— START —
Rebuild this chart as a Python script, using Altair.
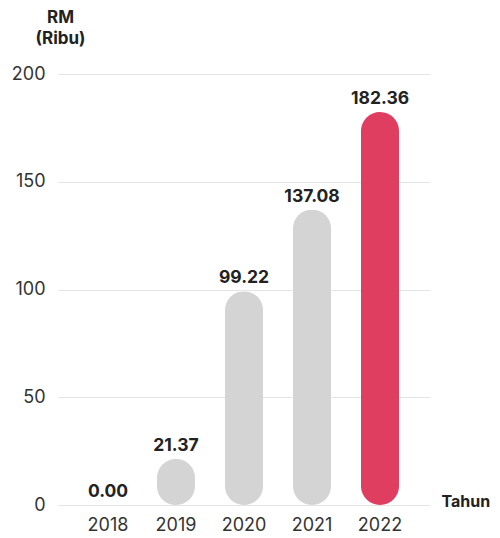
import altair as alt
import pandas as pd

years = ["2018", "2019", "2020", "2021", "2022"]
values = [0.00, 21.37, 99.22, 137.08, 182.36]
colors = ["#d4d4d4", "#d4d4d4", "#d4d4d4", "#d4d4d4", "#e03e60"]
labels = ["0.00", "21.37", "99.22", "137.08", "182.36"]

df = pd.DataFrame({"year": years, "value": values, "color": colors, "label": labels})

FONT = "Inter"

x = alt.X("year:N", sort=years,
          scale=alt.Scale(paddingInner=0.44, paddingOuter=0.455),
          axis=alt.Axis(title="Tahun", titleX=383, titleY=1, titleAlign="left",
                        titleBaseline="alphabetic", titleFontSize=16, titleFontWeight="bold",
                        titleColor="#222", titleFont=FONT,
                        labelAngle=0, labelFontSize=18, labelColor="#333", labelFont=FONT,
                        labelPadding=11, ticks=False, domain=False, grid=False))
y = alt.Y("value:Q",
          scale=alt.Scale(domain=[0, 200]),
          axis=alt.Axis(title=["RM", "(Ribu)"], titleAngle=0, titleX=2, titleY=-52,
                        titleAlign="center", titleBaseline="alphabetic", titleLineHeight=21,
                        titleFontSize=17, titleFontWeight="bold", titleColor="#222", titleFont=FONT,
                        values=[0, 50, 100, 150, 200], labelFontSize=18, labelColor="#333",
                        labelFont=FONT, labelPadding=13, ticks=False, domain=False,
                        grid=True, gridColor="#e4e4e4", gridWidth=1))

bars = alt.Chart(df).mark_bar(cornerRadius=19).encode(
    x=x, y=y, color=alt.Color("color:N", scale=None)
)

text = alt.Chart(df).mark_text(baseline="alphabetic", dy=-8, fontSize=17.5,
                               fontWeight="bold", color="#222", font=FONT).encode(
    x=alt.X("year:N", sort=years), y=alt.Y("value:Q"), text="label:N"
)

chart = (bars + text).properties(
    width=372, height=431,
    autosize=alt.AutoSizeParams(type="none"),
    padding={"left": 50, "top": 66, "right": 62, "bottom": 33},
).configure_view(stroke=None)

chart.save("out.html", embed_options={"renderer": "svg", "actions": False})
— END —
DO THIS: All of the lines above should be retyped precisely, apart from the pictures.

OUTPUT FOR THIS EXERCISE:
Rebuild this chart as a Python script, using Altair.
import altair as alt
import pandas as pd

years = ["2018", "2019", "2020", "2021", "2022"]
values = [0.00, 21.37, 99.22, 137.08, 182.36]
colors = ["#d4d4d4", "#d4d4d4", "#d4d4d4", "#d4d4d4", "#e03e60"]
labels = ["0.00", "21.37", "99.22", "137.08", "182.36"]

df = pd.DataFrame({"year": years, "value": values, "color": colors, "label": labels})

FONT = "Inter"

x = alt.X("year:N", sort=years,
          scale=alt.Scale(paddingInner=0.44, paddingOuter=0.455),
          axis=alt.Axis(title="Tahun", titleX=383, titleY=1, titleAlign="left",
                        titleBaseline="alphabetic", titleFontSize=16, titleFontWeight="bold",
                        titleColor="#222", titleFont=FONT,
                        labelAngle=0, labelFontSize=18, labelColor="#333", labelFont=FONT,
                        labelPadding=11, ticks=False, domain=False, grid=False))
y = alt.Y("value:Q",
          scale=alt.Scale(domain=[0, 200]),
          axis=alt.Axis(title=["RM", "(Ribu)"], titleAngle=0, titleX=2, titleY=-52,
                        titleAlign="center", titleBaseline="alphabetic", titleLineHeight=21,
                        titleFontSize=17, titleFontWeight="bold", titleColor="#222", titleFont=FONT,
                        values=[0, 50, 100, 150, 200], labelFontSize=18, labelColor="#333",
                        labelFont=FONT, labelPadding=13, ticks=False, domain=False,
                        grid=True, gridColor="#e4e4e4", gridWidth=1))

bars = alt.Chart(df).mark_bar(cornerRadius=19).encode(
    x=x, y=y, color=alt.Color("color:N", scale=None)
)

text = alt.Chart(df).mark_text(baseline="alphabetic", dy=-8, fontSize=17.5,
                               fontWeight="bold", color="#222", font=FONT).encode(
    x=alt.X("year:N", sort=years), y=alt.Y("value:Q"), text="label:N"
)

chart = (bars + text).properties(
    width=372, height=431,
    autosize=alt.AutoSizeParams(type="none"),
    padding={"left": 50, "top": 66, "right": 62, "bottom": 33},
).configure_view(stroke=None)

chart.save("out.html", embed_options={"renderer": "svg", "actions": False})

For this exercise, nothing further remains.